Deeply Affected at the Frist
(Not a standard post...)
I went to the Frist Center for the Arts between church and more church yesterday. The featured exhibit was photography from the Eastman House Collection. For the most part I found the pictures to be interesting, but not deeply moving. Many were well known prints, seen in coffee table books across America. I have never been one to think that a picture is necessarily better as a print behind glass than in a book. I am showing my ignorance to those that have studied the art of photography. With sculpture, (or my personal favorite) stained glass, or even with paintings, there is a texture that can be appreciated in a live format that is just non-existent in the coffee table book (or even a print on the wall)... All this to say, I am a texture person.

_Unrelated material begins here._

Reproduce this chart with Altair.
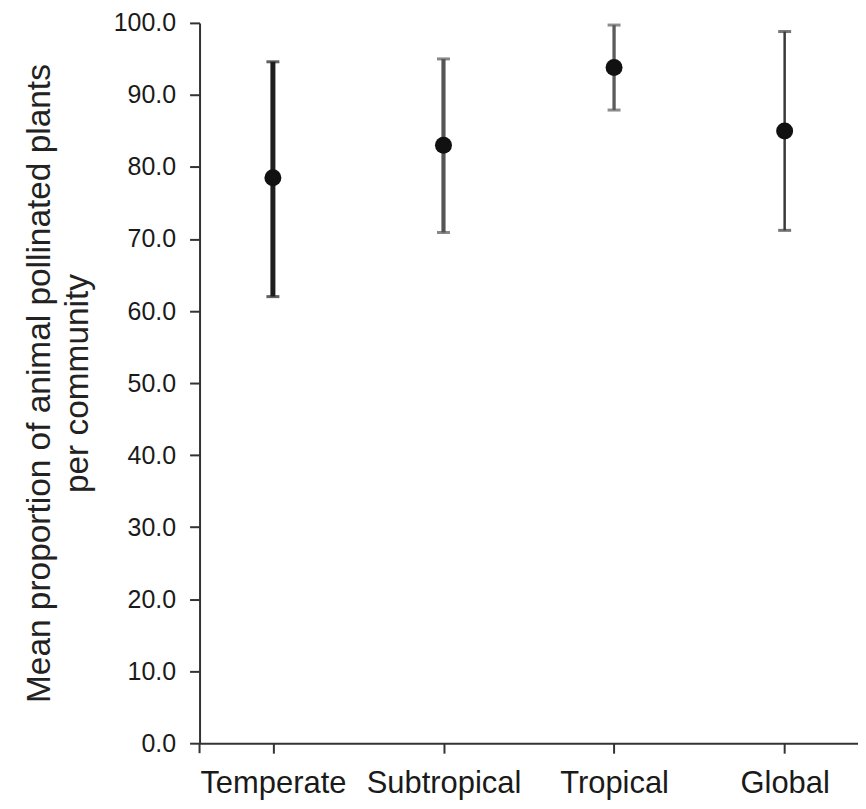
import altair as alt
import pandas as pd

# ---- data ----
categories = ["Temperate", "Subtropical", "Tropical", "Global"]
means = [78.5, 83.0, 93.8, 85.0]
lowers = [62.0, 70.9, 87.9, 71.2]
uppers = [94.6, 95.0, 99.7, 98.8]
y_ticks = [0, 10, 20, 30, 40, 50, 60, 70, 80, 90, 100]

df = pd.DataFrame({"region": categories, "mean": means, "lower": lowers, "upper": uppers})

# ---- styles (kept apart from data) ----
bar_widths = [5, 2.5, 2.5, 3.5]
bar_colors = ["#1e1e1e", "#555555", "#5c5c5c", "#3a3a3a"]
FONT = "Liberation Sans"
PLOT_H = 722

x_enc = alt.X(
    "region:N",
    sort=categories,
    scale=alt.Scale(type="point", padding=0.43),
    axis=alt.Axis(
        title=None, labelAngle=0, labelFontSize=31, labelPadding=15, tickSize=10,
    ),
)
y_scale = alt.Scale(domain=[0, 100], nice=False, zero=True)
y_axis = alt.Axis(
    values=y_ticks, format=".1f", labelFontSize=25, labelPadding=14, tickSize=10,
    title=["Mean proportion of animal pollinated plants", "per community"],
    titleFontSize=33.5, titleFontWeight="normal", titleLineHeight=38,
    titleAngle=270, titleAlign="center", titleBaseline="alphabetic",
    titleX=-150, titleY=PLOT_H / 2,
)

color_scale = alt.Scale(domain=categories, range=bar_colors)
width_scale = alt.Scale(domain=categories, range=bar_widths)

base = alt.Chart(df)

bars = base.mark_rule().encode(
    x=x_enc,
    y=alt.Y("lower:Q", scale=y_scale, axis=y_axis),
    y2="upper:Q",
    color=alt.Color("region:N", scale=color_scale, legend=None),
    strokeWidth=alt.StrokeWidth("region:N", scale=width_scale, legend=None),
)
cap_low = base.mark_tick(orient="horizontal", size=13, thickness=3).encode(
    x=x_enc,
    y=alt.Y("lower:Q", scale=y_scale),
    color=alt.Color("region:N", scale=color_scale, legend=None),
)
cap_high = base.mark_tick(orient="horizontal", size=13, thickness=3).encode(
    x=x_enc,
    y=alt.Y("upper:Q", scale=y_scale),
    color=alt.Color("region:N", scale=color_scale, legend=None),
)
points = base.mark_circle(size=290, opacity=1, color="#111111").encode(
    x=x_enc,
    y=alt.Y("mean:Q", scale=y_scale),
)
corner_tick = alt.Chart(pd.DataFrame({"k": [0]})).mark_rule(color="#333333", strokeWidth=2).encode(
    x=alt.value(0), y=alt.value(PLOT_H), y2=alt.value(PLOT_H + 10)
)

chart = (
    alt.layer(bars, cap_low, cap_high, points, corner_tick)
    .properties(
        width=660, height=PLOT_H, autosize="none",
        padding={"left": 192, "top": 14, "right": 0, "bottom": 58},
    )
    .configure_view(stroke=None)
    .configure_axis(
        labelFont=FONT, titleFont=FONT, domainColor="#333333", tickColor="#333333",
        labelColor="#1a1a1a", titleColor="#222222", domainWidth=2, tickWidth=2, grid=False,
    )
)

chart.save("out.html", embed_options={"renderer": "svg", "actions": False})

I love the 3D element. Perhaps this is why my artistic outlets are extremely tactile in nature... When working with stained glass, a lot of thought goes into the texture of the glass, the feel of the surface, the refractions of light. Or considering my lesser pursuits of quilting, I prefer the textural look and feel of a hand stitched quilt to that done on a machine. Or cross stitch, I rarely choose a pattern that doesn't have bead work with it.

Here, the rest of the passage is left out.